▸ **Exercise aim**
Retype the lines from the first one in the records down to the line containing "Chart.register(...registerables);", counting both, and leave out any pictures.

▸ **Excerpted data**
++++++++++

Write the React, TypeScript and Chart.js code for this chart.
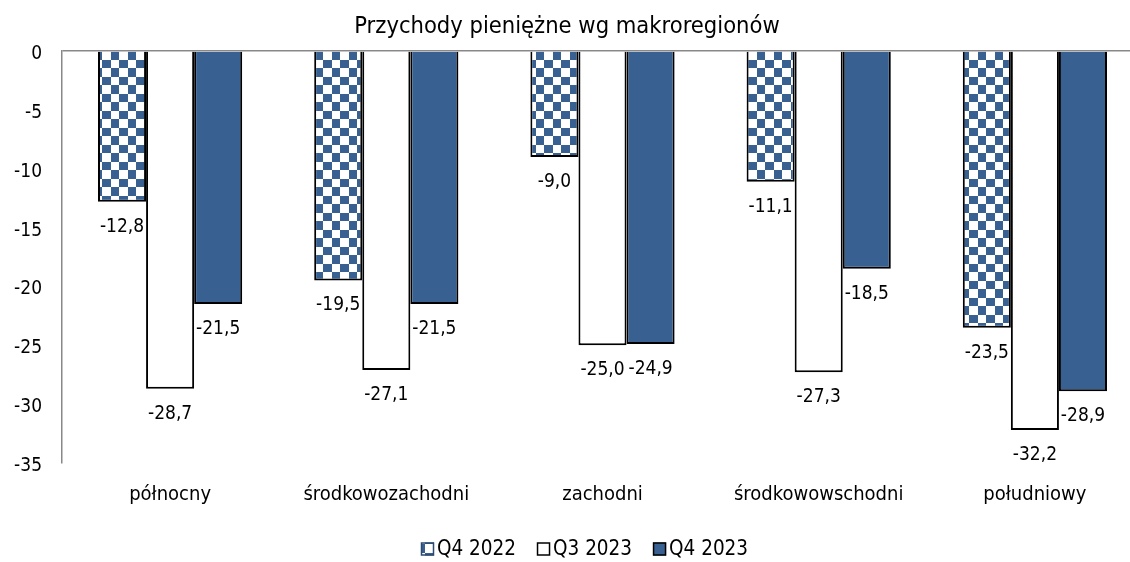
import React, { useEffect, useRef } from "react";
import { Chart, registerables } from "chart.js";

Chart.register(...registerables);

const categories = ["północny", "środkowozachodni", "zachodni", "środkowowschodni", "południowy"];
const seriesNames = ["Q4 2022", "Q3 2023", "Q4 2023"];
const q4_2022 = [-12.8, -19.5, -9.0, -11.1, -23.5];
const q3_2023 = [-28.7, -27.1, -25.0, -27.3, -32.2];
const q4_2023 = [-21.5, -21.5, -24.9, -18.5, -28.9];
const yTicks = [0, -5, -10, -15, -20, -25, -30, -35];
const title = "Przychody pieniężne wg makroregionów";

const BLUE = "#386191";
const FONT = 'Tahoma, "DejaVu Sans Condensed", "DejaVu Sans", sans-serif';

function makeChecker(): CanvasPattern | string {
  const c = document.createElement("canvas");
  c.width = 17;
  c.height = 17;
  const g = c.getContext("2d");
  if (!g) return BLUE;
  g.fillStyle = "#ffffff";
  g.fillRect(0, 0, 17, 17);
  g.fillStyle = BLUE;
  g.fillRect(9, 0, 8, 9);
  g.fillRect(0, 9, 9, 8);
  const p = g.createPattern(c, "repeat");
  return p || BLUE;
}

const fmt = (v: number) => v.toFixed(1).replace(".", ",");

export default function App() {
  const ref = useRef<HTMLCanvasElement | null>(null);

  useEffect(() => {
    if (!ref.current) return;
    const checker = makeChecker();

    const titlePlugin = {
      id: "customTitle",
      afterDraw(chart: any) {
        const ctx = chart.ctx;
        ctx.save();
        ctx.font = `23.5px ${FONT}`;
        ctx.fillStyle = "#000";
        ctx.textAlign = "center";
        ctx.textBaseline = "middle";
        ctx.fillText(title, 567, 27);
        ctx.restore();
      },
    };

    const legendPlugin = {
      id: "customLegend",
      afterDraw(chart: any) {
        const ctx = chart.ctx;
        ctx.save();
        ctx.font = `20.5px ${FONT}`;
        ctx.textBaseline = "middle";
        ctx.textAlign = "left";
        const box = 13;
        const gap = 3;
        const itemGap = 21;
        const widths = chart.data.datasets.map((d: any) => ctx.measureText(d.label).width);
        const total = widths.reduce((a: number, w: number) => a + box + gap + w, 0) + itemGap * (widths.length - 1);
        let x = Math.round(584.5 - total / 2);
        const cy = 549;
        chart.data.datasets.forEach((d: any, i: number) => {
          ctx.fillStyle = d.backgroundColor;
          ctx.fillRect(x, cy - box / 2, box, box);
          ctx.strokeStyle = i === 0 ? "#2a4a70" : "#000";
          ctx.lineWidth = 1.5;
          ctx.strokeRect(x + 0.5, cy - box / 2 + 0.5, box - 1, box - 1);
          ctx.fillStyle = "#000";
          ctx.fillText(d.label, x + box + gap, cy + 1);
          x += box + gap + widths[i] + itemGap;
        });
        ctx.restore();
      },
    };

    const labelPlugin = {
      id: "valueLabels",
      afterDatasetsDraw(chart: any) {
        const ctx = chart.ctx;
        ctx.save();
        ctx.font = `19px ${FONT}`;
        ctx.fillStyle = "#000";
        ctx.textAlign = "center";
        ctx.textBaseline = "middle";
        chart.data.datasets.forEach((ds: any, di: number) => {
          const meta = chart.getDatasetMeta(di);
          meta.data.forEach((el: any, i: number) => {
            const v = ds.data[i] as number;
            ctx.fillText(fmt(v), el.x, el.y + 25);
          });
        });
        ctx.restore();
      },
    };

    const chart = new Chart(ref.current, {
      type: "bar",
      data: {
        labels: categories,
        datasets: [
          { label: seriesNames[0], data: q4_2022, backgroundColor: checker as any, borderColor: "#000", borderWidth: 2 },
          { label: seriesNames[1], data: q3_2023, backgroundColor: "#ffffff", borderColor: "#000", borderWidth: 2 },
          { label: seriesNames[2], data: q4_2023, backgroundColor: BLUE, borderColor: "#000", borderWidth: 2 },
        ],
      },
      options: {
        responsive: false,
        animation: false,
        devicePixelRatio: 1,
        layout: { padding: { top: 51, right: 17, left: 0, bottom: 0 } },
        datasets: { bar: { categoryPercentage: 0.667, barPercentage: 1 } },
        plugins: {
          title: { display: false },
          tooltip: { enabled: false },
          legend: { display: false },
        },
        scales: {
          x: {
            grid: { display: false, drawTicks: false },
            border: { display: false },
            ticks: { font: { family: FONT, size: 20 }, color: "#000", padding: 20 },
            afterFit(scale: any) {
              scale.height = 99;
            },
          },
          y: {
            min: -35,
            max: 0,
            afterBuildTicks(scale: any) {
              scale.ticks = yTicks.map((v) => ({ value: v }));
            },
            grid: {
              drawTicks: false,
              color: (ctx: any) => (ctx.tick && ctx.tick.value === 0 ? "#888888" : "rgba(0,0,0,0)"),
              lineWidth: 1.5,
            },
            border: { display: true, color: "#888888", width: 1.5 },
            ticks: {
              font: { family: FONT, size: 19 },
              color: "#000",
              padding: 20,
              labelOffset: 3,
              callback: (v: any) => String(v),
            },
            afterFit(scale: any) {
              scale.width = 62;
            },
          },
        },
      },
      plugins: [titlePlugin, labelPlugin, legendPlugin],
    });

    return () => chart.destroy();
  }, []);

  return (
    <div style={{ position: "absolute", left: 0, top: 0, width: 1130, height: 562, overflow: "hidden", background: "#fff" }}>
      <canvas ref={ref} width={1160} height={562} style={{ display: "block" }} />
    </div>
  );
}
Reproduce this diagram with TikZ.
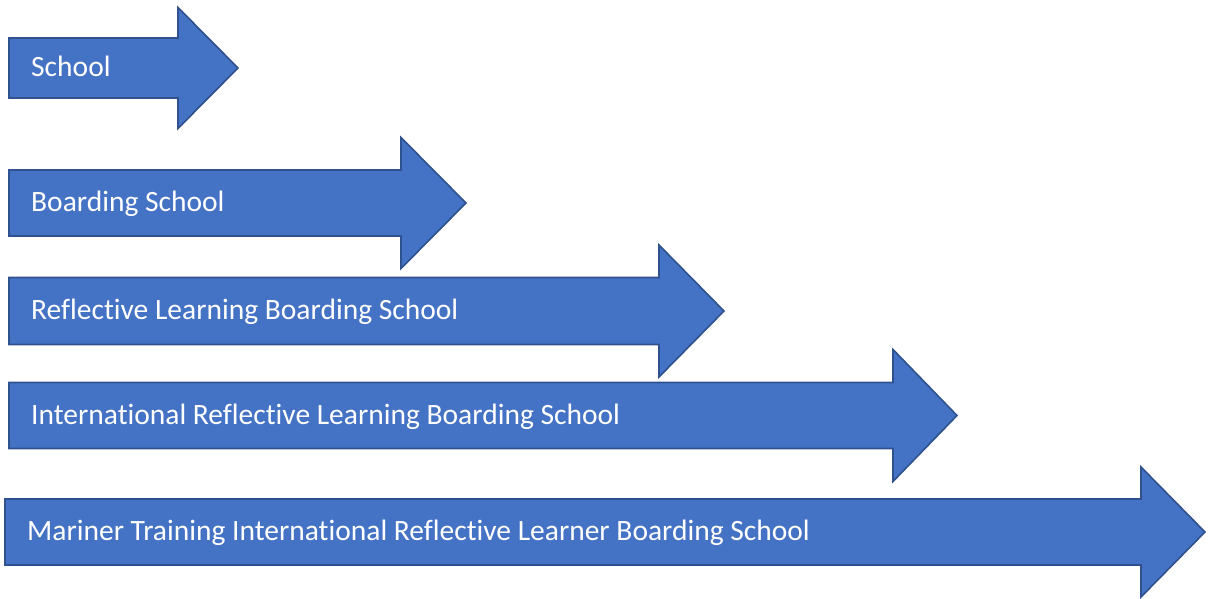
\documentclass[tikz,border=0pt]{standalone}
\usepackage{fontspec}
\setmainfont[Ligatures=NoCommon]{Carlito}
\usetikzlibrary{positioning}
\definecolor{arrowfill}{HTML}{4472C4}
\definecolor{arrowline}{HTML}{2F528F}
\tikzset{stage/.style={fill=arrowfill,draw=arrowline,line width=1.6pt,line join=miter}}
\tikzset{stagetext/.style={anchor=base west,text=white,inner sep=0pt,font=\fontsize{29.5}{34}\selectfont}}
% left x, head x, tip x, centre y, half body, half head
\newcommand{\stagearrow}[6]{%
  \draw[stage] (#1,#4-#5) -- (#2,#4-#5) -- (#2,#4-#6) -- (#3,#4)
    -- (#2,#4+#6) -- (#2,#4+#5) -- (#1,#4+#5) -- cycle;}

\begin{document}
\begin{tikzpicture}[x=1pt,y=-1pt]
    \useasboundingbox (0,0) rectangle (1208,599);
    \stagearrow{9}{178}{238}{68}{30}{60.5}
    \stagearrow{9}{401}{466}{203}{33}{65.5}
    \stagearrow{9}{659}{724}{311}{33.5}{66}
    \stagearrow{9}{893}{957}{415.5}{33}{66}
    \stagearrow{5}{1141}{1205}{532}{33}{65}
    \node[stagetext] (school) at (31,77) {School};
    \node[stagetext] (boarding) at (31,211.5) {Boarding School};
    \node[stagetext] (reflective) at (31,319.5) {Reflective Learning Boarding School};
    \node[stagetext] (international) at (31,424) {International Reflective Learning Boarding School};
    \node[stagetext] (mariner) at (27,540.5) {Mariner Training International Reflective Learner Boarding School};
\end{tikzpicture}
\end{document}
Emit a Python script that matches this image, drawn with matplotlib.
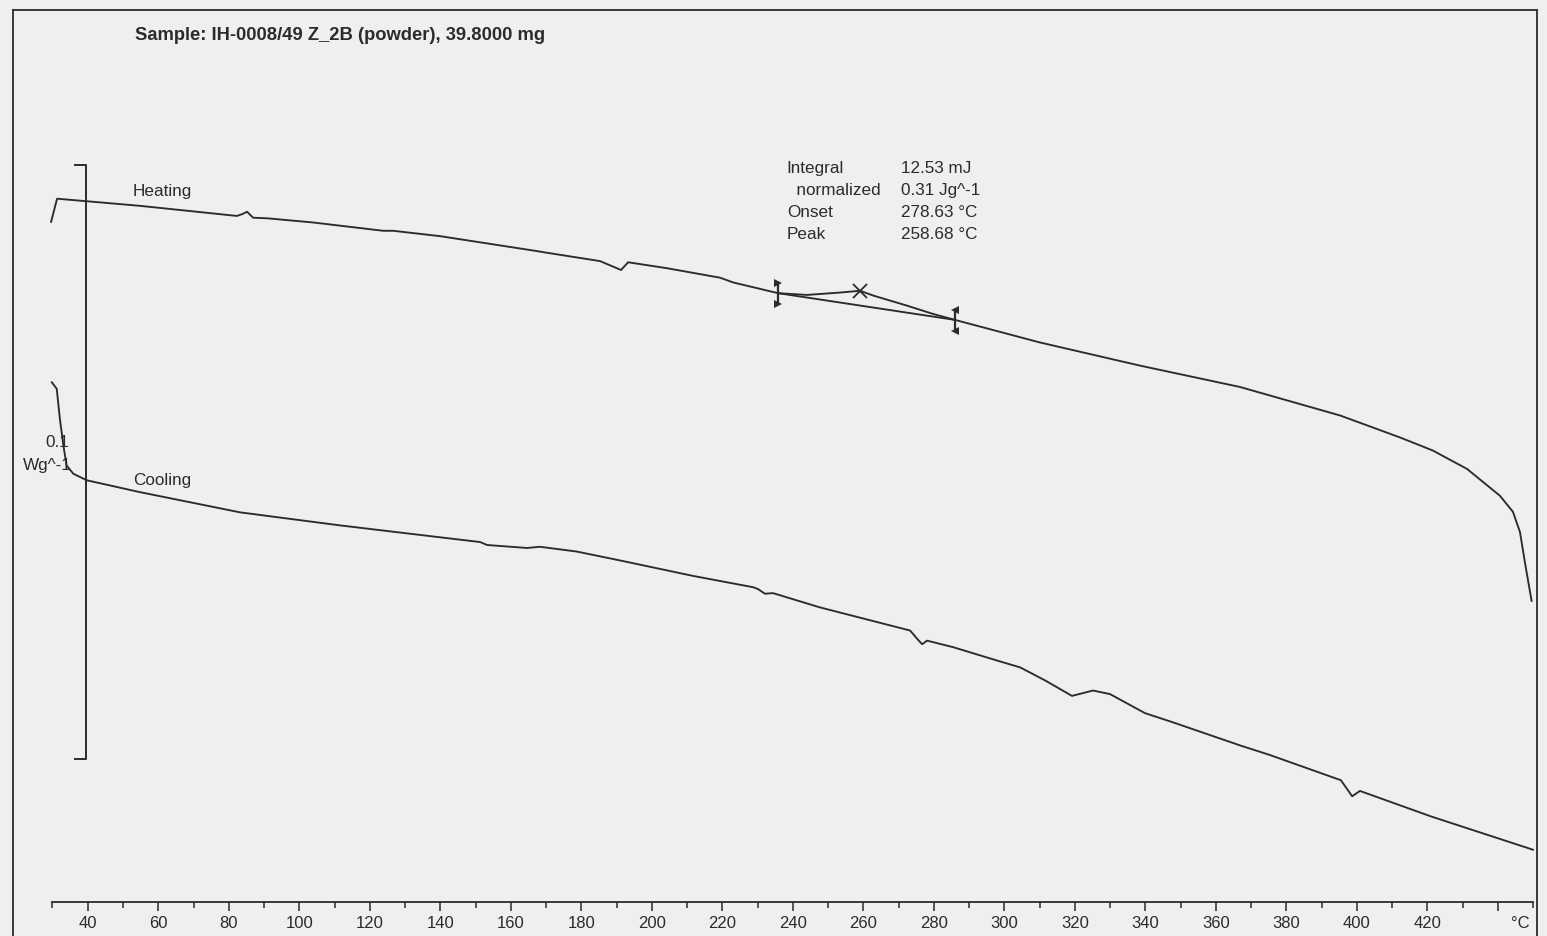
import numpy as np
import matplotlib
matplotlib.use("Agg")
import matplotlib.pyplot as plt
from matplotlib.ticker import MultipleLocator, FixedLocator, FixedFormatter

plt.rcParams['font.family'] = ['Liberation Sans', 'DejaVu Sans']

# ---------------- data ----------------
heat_T = [29.6, 31.3, 39.2, 54.8, 82.3, 83.8, 85.2, 86.9, 90.9, 103.9, 123.8, 126.6,
          139.9, 168.3, 169.2, 185.3, 191.3, 193.3, 204.3, 219.4, 223.1, 235.8, 244.0,
          253.4, 259.1, 262.8, 272.4, 279.8, 286.0, 310.1, 338.5, 366.9, 395.3, 412.3,
          421.6, 431.3, 440.6, 444.3, 446.3, 447.7, 449.6]
heat_W = [0.1145, 0.1184, 0.1180, 0.1172, 0.1155, 0.1158, 0.1162, 0.1152, 0.1151, 0.1144,
          0.1130, 0.1130, 0.1121, 0.1095, 0.1094, 0.1079, 0.1064, 0.1077, 0.1067, 0.1051,
          0.1043, 0.1025, 0.1022, 0.1026, 0.1029, 0.1021, 0.1004, 0.0990, 0.0980, 0.0942,
          0.0903, 0.0867, 0.0819, 0.0782, 0.0760, 0.0729, 0.0684, 0.0657, 0.0623, 0.0572,
          0.0507]

cool_T = [29.8, 31.2, 32.1, 33.1, 34.0, 35.9, 39.7, 54.8, 83.2, 111.6, 139.9, 151.3,
          153.3, 164.6, 168.3, 178.7, 191.0, 211.7, 228.7, 230.1, 232.1, 234.4, 247.7,
          273.3, 275.3, 276.7, 278.1, 285.5, 298.8, 304.5, 311.6, 319.2, 325.2, 330.0,
          339.9, 347.6, 367.2, 375.1, 395.5, 398.7, 400.9, 421.1, 450.0]
cool_W = [0.0875, 0.0864, 0.0813, 0.0768, 0.0735, 0.0721, 0.0710, 0.0690, 0.0656, 0.0634,
          0.0614, 0.0606, 0.0601, 0.0596, 0.0598, 0.0590, 0.0575, 0.0549, 0.0530, 0.0527,
          0.0519, 0.0520, 0.0496, 0.0457, 0.0443, 0.0434, 0.0440, 0.0429, 0.0405, 0.0395,
          0.0373, 0.0347, 0.0356, 0.0350, 0.0318, 0.0303, 0.0263, 0.0248, 0.0205, 0.0178,
          0.0187, 0.0144, 0.0088]

integ_limits = [235.8, 286.0]
peak_T = 259.08
peak_W = 0.1029

major_ticks = list(range(40, 441, 20))
tick_labels = [str(t) for t in major_ticks[:-1]] + ['']

result_names = ['Integral', '  normalized', 'Onset', 'Peak']
result_values = ['12.53 mJ', '0.31 Jg^-1', '278.63 °C', '258.68 °C']

title = 'Sample: IH-0008/49 Z_2B (powder), 39.8000 mg'

# ---------------- figure ----------------
W, H = 1547, 937
bg = '#efefed'
ink = '#2b2b2b'
fs = 12.3
fig = plt.figure(figsize=(W / 100, H / 100), dpi=100, facecolor=bg)

# outer frame
fr = fig.add_axes([13 / W, -0.02, (1537 - 13) / W, (937 - 11) / H + 0.02])
fr.set_facecolor(bg)
fr.set_xticks([]); fr.set_yticks([])
for s in fr.spines.values():
    s.set_color(ink); s.set_linewidth(1.3)
fr.spines['bottom'].set_visible(False)

ax = fig.add_axes([52.5 / W, (H - 903) / H, (1533 - 52.5) / W, (903 - 11) / H])
ax.patch.set_alpha(0)
ax.set_xlim(30, 450)
ax.set_ylim(0, 892 / 5940)
for side in ['left', 'right', 'top']:
    ax.spines[side].set_visible(False)
ax.spines['bottom'].set_color(ink)
ax.spines['bottom'].set_linewidth(1.3)
ax.set_yticks([])
ax.xaxis.set_major_locator(FixedLocator(major_ticks))
ax.xaxis.set_major_formatter(FixedFormatter(tick_labels))
ax.xaxis.set_minor_locator(MultipleLocator(10))
ax.tick_params(axis='x', which='major', direction='out', length=6.5, width=1.1,
               color=ink, labelsize=12, labelcolor=ink, pad=3)
ax.tick_params(axis='x', which='minor', direction='out', length=4, width=1.1, color=ink)
ax.annotate('°C', xy=(446.3, 0), xycoords=('data', 'axes fraction'),
            xytext=(0, -9.5), textcoords='offset points', ha='center', va='top',
            fontsize=12, color=ink)

# curves
lw = 1.35
ax.plot(heat_T, heat_W, color=ink, lw=lw, clip_on=False, solid_joinstyle='round')
ax.plot(cool_T, cool_W, color=ink, lw=lw, clip_on=False, solid_joinstyle='round')

# integration baseline and limits
base_W = np.interp(integ_limits, heat_T, heat_W)
ax.plot(integ_limits, base_W, color=ink, lw=lw)
for i, (t, w) in enumerate(zip(integ_limits, base_W)):
    y0, y1 = w + 0.0017, w - 0.0018
    ax.plot([t, t], [y0, y1], color=ink, lw=1.6)
    mk = '>' if i == 0 else '<'
    ax.plot([t, t], [y0, y1], linestyle='none', marker=mk, ms=6, color=ink,
            markeredgewidth=0)
ax.plot([peak_T], [peak_W], marker='x', ms=10, mew=1.3, color=ink)

# scale bar 0.1 W/g
sb_T = 39.5
sb_top = 0.1241
ax.plot([36.4, sb_T, sb_T, 36.4], [sb_top, sb_top, sb_top - 0.1, sb_top - 0.1],
        color=ink, lw=1.4)
ax.text(34.8, 0.0776, '0.1', ha='right', va='center', fontsize=fs, color=ink)
ax.text(35.5, 0.0737, 'Wg^-1', ha='right', va='center', fontsize=fs, color=ink)

# labels
ax.text(52.8, 0.1197, 'Heating', ha='left', va='center', fontsize=fs, color=ink)
ax.text(52.8, 0.0712, 'Cooling', ha='left', va='center', fontsize=fs, color=ink)
ax.text(53.4, 0.1461, title, ha='left', va='center', fontsize=13.2,
        fontweight='bold', color=ink)

ys = [0.1236, 0.1200, 0.1163, 0.1125]
for name, val, y in zip(result_names, result_values, ys):
    ax.text(238.3, y, name, ha='left', va='center', fontsize=fs, color=ink)
    ax.text(270.7, y, val, ha='left', va='center', fontsize=fs, color=ink)

fig.savefig('out.png', dpi=100, facecolor=bg)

++++++++++

▸ **In response**
Write the React, TypeScript and Chart.js code for this chart.
import React, { useEffect, useRef } from "react";
import { Chart, registerables } from "chart.js";

Chart.register(...registerables);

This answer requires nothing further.